# Location  of  Return  Air  Grille



## north star (Nov 30, 2017)

*@ ~ @ ~ @*

Greetings all !

I have a small Occ. Group B - Office Addition to an existing bldg.
I am reviewing plans for compliancy on a number of items.
The plans ARE sealed & signed by an RDP.

In this current set of plans, they have Supply Air Grilles in each
of the rooms and spaces, but no Return Air Grilles [ in any room
or space.  ]........They DO however, have one 18" x 18" Return Grille
shown to be installed in a small Supply Room.......This Supply Room
DOES have a closeable \ latchable door with one 24" x 18" Return
Air Grille in the door.

I have never seen a design with Supply Air Grilles only to each room
and essentially, ...no way for the Return Air to leave each "closed off"
room.

Comments ?  Code Compliant ?  Code Sections please ! 

*@ ~ @ ~ @*


----------



## Builder Bob (Nov 30, 2017)

stab in the dark from IMC -


----------



## north star (Nov 30, 2017)

*@ ~ @*

Thank you Builder Bob !  

*@ ~ @*


----------



## Paul Sweet (Dec 1, 2017)

A 3/4" gap below the door will transfer a little over 100 CFM.  This might be adequate if the rooms are small.


----------



## north star (Dec 1, 2017)

*& # & # &*

Thanks Paul for your input........The current set of plans do not indicate
any "gaps below any doors"......Also, 3/4"  sure does seem like very little.

I have sent a Comment Letter requesting clarification of the design.

*# & # & #*


----------



## tmurray (Dec 1, 2017)

The use of halls as a return air plenum is relatively common here. The only concern is that this approach can create dead air zones if the return air location is not centrally located.


----------



## north star (Dec 1, 2017)

*$ * $ * $*

Thank you ***tmurray*** for your input as well !

Another question for all:

*QUESTION:*  The current HVAC design is for all of the Return
Air to go thru the Supply Closet Door and then thru a gypsum
wall Return Air Grille back to the AHU.....Our staff has a
concern of [ possible ] hazardous chemicals, cleaners, solvents,
etc. being stored in the Supply Closet, and then being drawn
in to the Return Air stream.

Thoughts ?  Comments ?  Code violations ? Other ?

Thanks !

*$ * $ * $*


----------



## Keystone (Dec 1, 2017)

I would have the same concerns as North Star.

System has to balance and without adequate return air from the supplied areas it's not going to be compliant. 
Options are; undercut doors to the design professionals requirement, wall or similar thru transfer grills to the common hall or provide ducted returns. While not the best approach from a comfort standpoint it will work when the balance calcs come back.

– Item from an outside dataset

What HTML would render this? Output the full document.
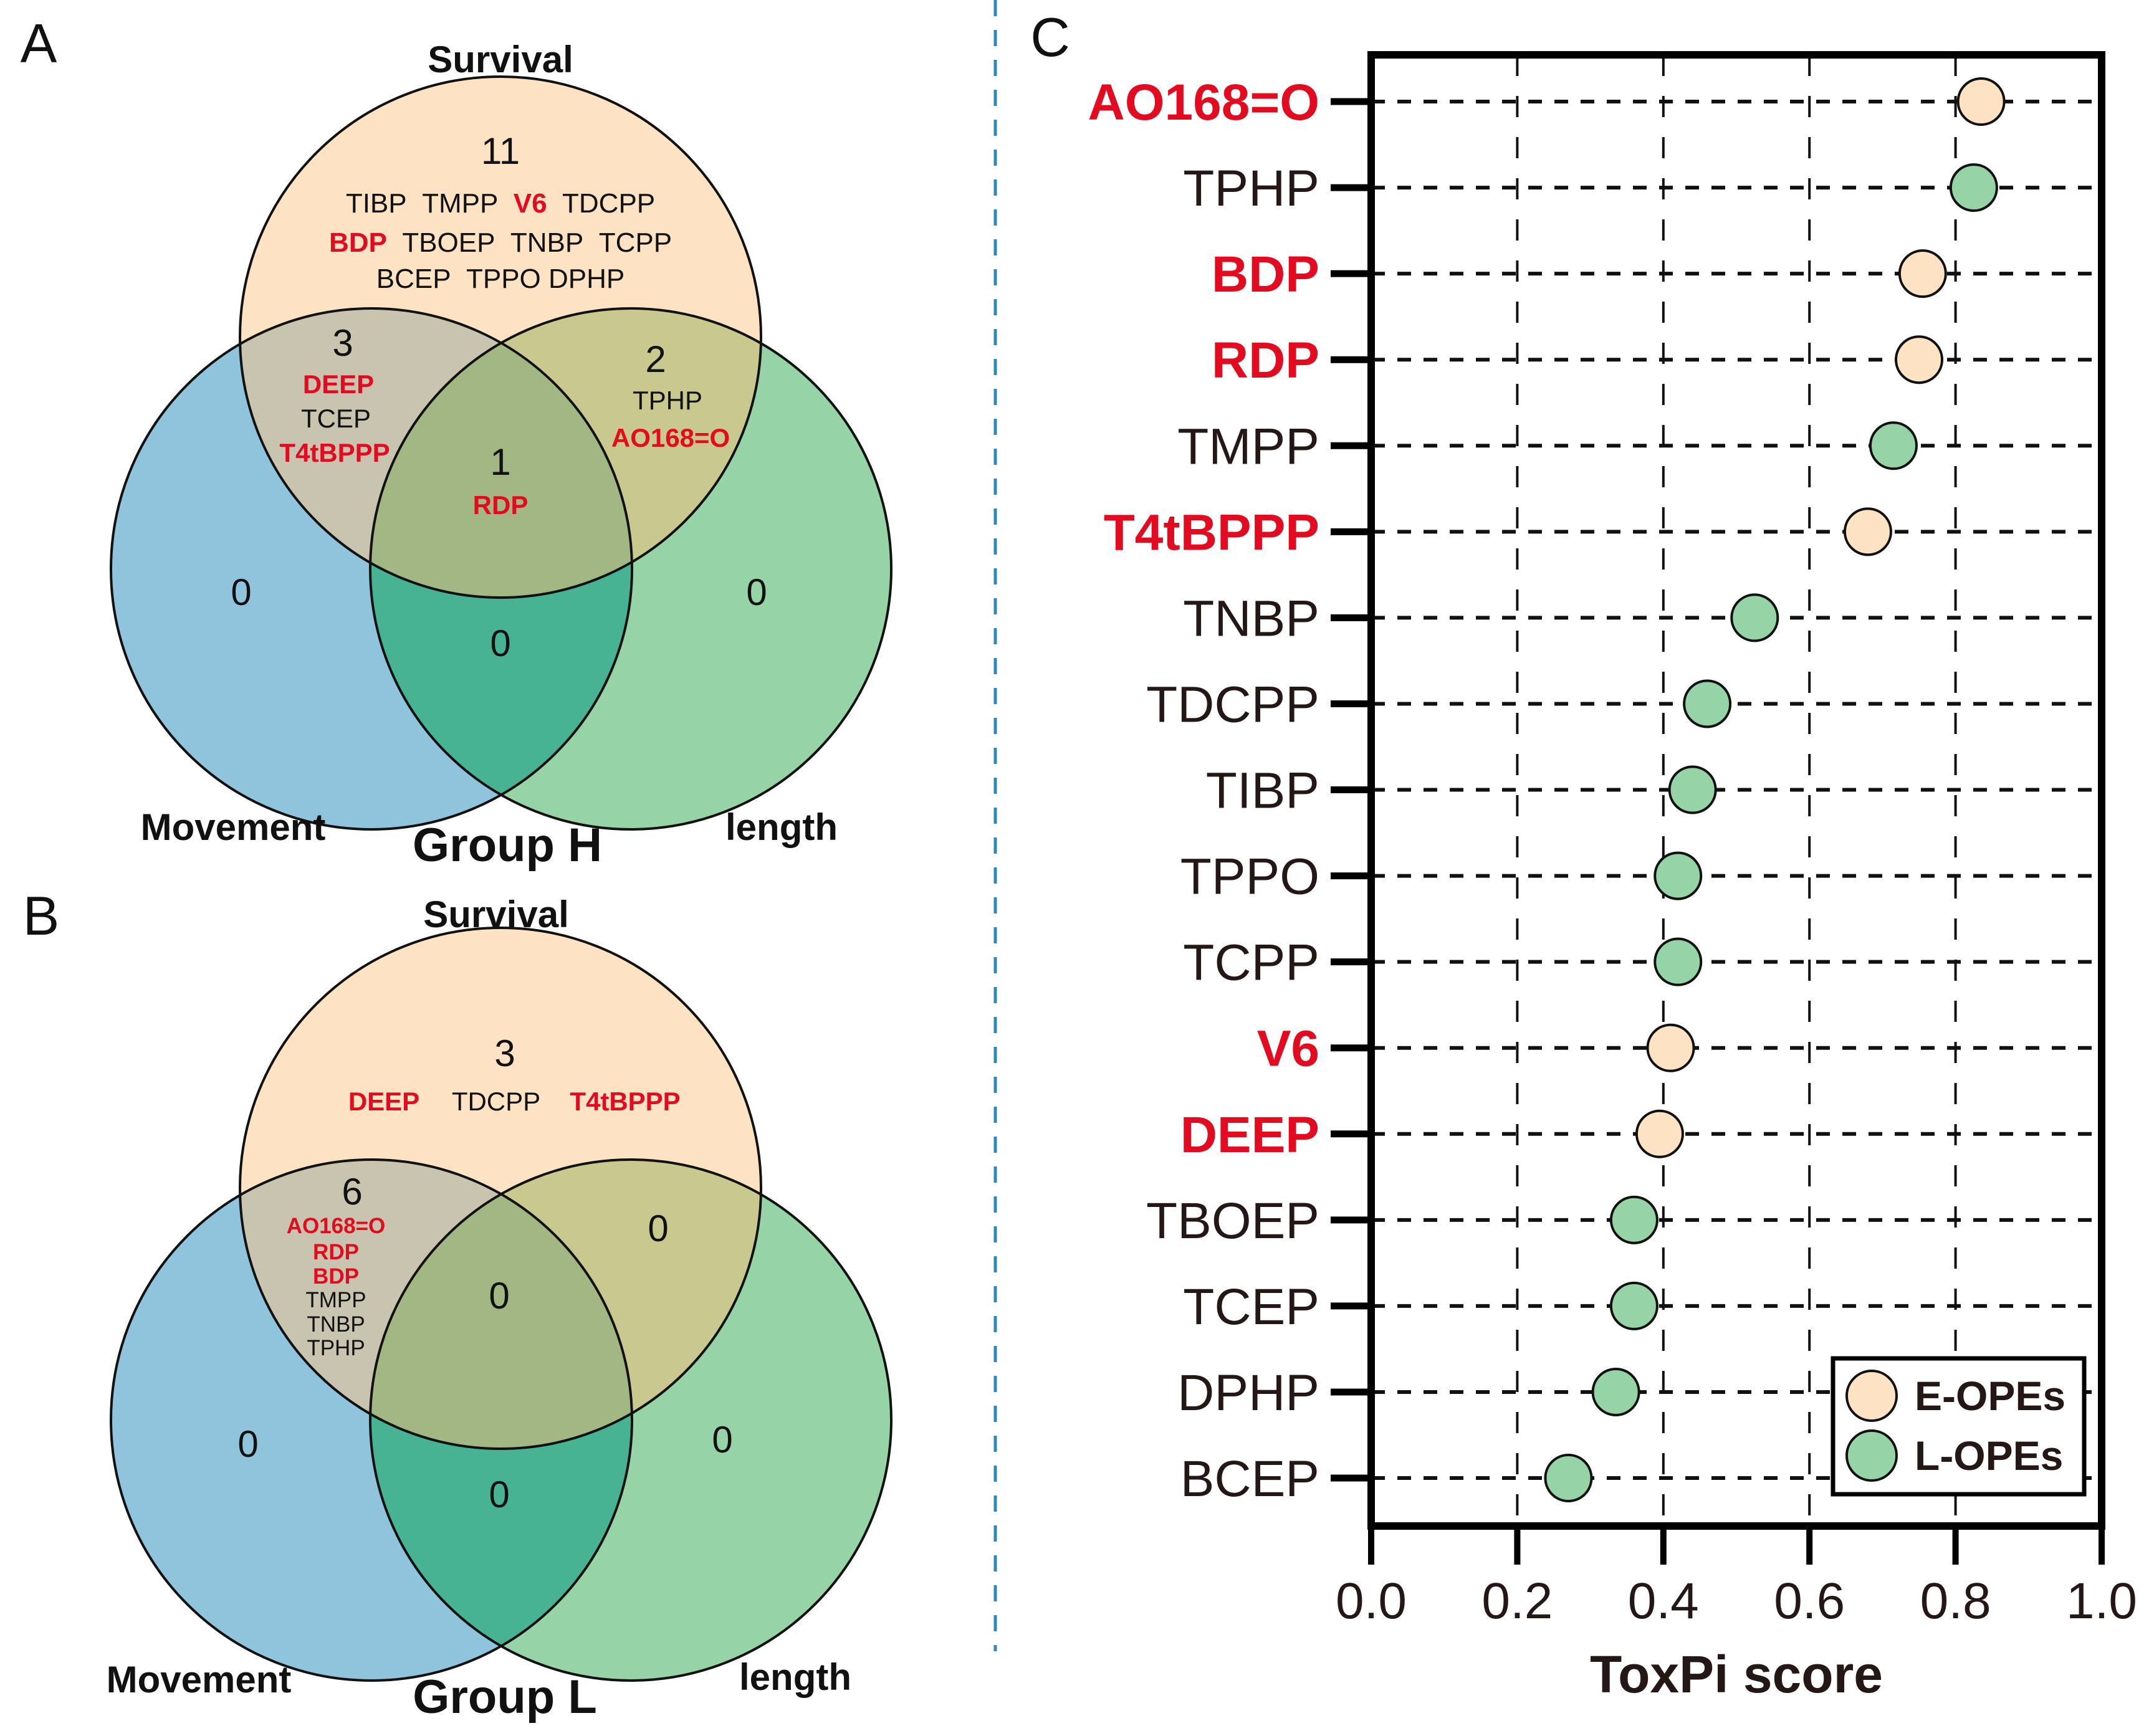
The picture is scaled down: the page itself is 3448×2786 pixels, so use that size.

The preference we see is undercut doors.


----------



## tmurray (Dec 7, 2017)

north star said:


> *$ * $ * $*
> 
> Thank you ***tmurray*** for your input as well !
> 
> ...


I would assume this system is designed for recirculation, but then again, that's only because it gets cold where I live and re-heating air is expensive. Is it just a supply closet or is there a mop sink/janitor's sink in there as well? If it's just for storing chemicals, I would not be overly concerned, but if the chemicals are used in that room, I would be concerned.

As far as codes go, we use ASHRAE 62. This standard classifies air streams into four classes of 1 to 4 with one being the most clean. Offices have an air classification requirement of 1. A good example of a class 2 air is an elevator machine room. Generally you can recirculate any air stream to it's own classification or any higher classification. However, you can also recirculate class 2 air to class 1 spaces. I don't know that I've ever seen someone recirculate an elevator machine room into the regular air stream. I'm pretty sure these all are exhaust only, but someone could do it. The big driver here becomes indoor air quality through the workplace health and safety enforcement.


----------



## Josh Koci (Dec 12, 2017)

tmurray said:


> I would assume this system is designed for recirculation, but then again, that's only because it gets cold where I live and re-heating air is expensive. Is it just a supply closet or is there a mop sink/janitor's sink in there as well? If it's just for storing chemicals, I would not be overly concerned, but if the chemicals are used in that room, I would be concerned.
> 
> As far as codes go, we use ASHRAE 62. This standard classifies air streams into four classes of 1 to 4 with one being the most clean. Offices have an air classification requirement of 1. A good example of a class 2 air is an elevator machine room. Generally you can recirculate any air stream to it's own classification or any higher classification. However, you can also recirculate class 2 air to class 1 spaces. I don't know that I've ever seen someone recirculate an elevator machine room into the regular air stream. I'm pretty sure these all are exhaust only, but someone could do it. The big driver here becomes indoor air quality through the workplace health and safety enforcement.



To expound on tmurray "chemical storage closets" per ASHRAE 62.1 are strictly exhaust and classified as class 4 air. However, if it is a "Janitors closet" it is class 3 air and can be recirculated as long as it does not exceed 5% of the outdoor air intake.



Paul Sweet said:


> A 3/4" gap below the door will transfer a little over 100 CFM.  This might be adequate if the rooms are small.



I also agree with Paul on this. I don't have the drawings in front of me so I cannot speak directly to them, but from what it sounds like to me the doors could be undercut. We do this in smaller office spaces (<5-10 tons) as common practice. We do however, have a symbol specified for undercuts and a coded note specifically calling it out.


----------



## north star (Dec 13, 2017)

*@ ~ @ = K*

No replies to my comments back to the RDP, ...yet !

Since the Return Air Grilles are located on the Supply
Closet Door, and inside the Supply Closet [ on a side
wall  ], we also have a concern that supplies & stuff will
be stored [  read - jammed in to  ] the Supply Closet
enough to actually block \ partially block the Return Air
flow.


*K = @ ~ @*


----------



## Keystone (Dec 14, 2017)

Return air through any closet is nonsensical and seems to be a poor design at best.


----------



## steveray (Dec 14, 2017)

1018.5 Air movement in corridors. Corridors shall not
serve as supply, return, exhaust, relief or ventilation air ducts.
Exceptions:
1. Use of a corridor as a source of makeup air for
exhaust systems in rooms that open directly onto
such corridors, including toilet rooms, bathrooms,
dressing rooms, smoking lounges and janitor closets,
shall be permitted, provided that each such corridor
is directly supplied with outdoor air at a rate
greater than the rate of makeup air taken from the
corridor.
2. Where located within a dwelling unit, the use of corridors
for conveying return air shall not be prohibited.
3. Where located within tenant spaces of 1,000 square
feet (93 m2) or less in area, utilization of corridors
for conveying return air is permitted.
4. Incidental air movement from pressurized rooms
within health care facilities, provided that the corridor
is not the primary source of supply or return to
the room.


----------



## Mech (Dec 14, 2017)

^^ steveray's comment is from the Building Code.


----------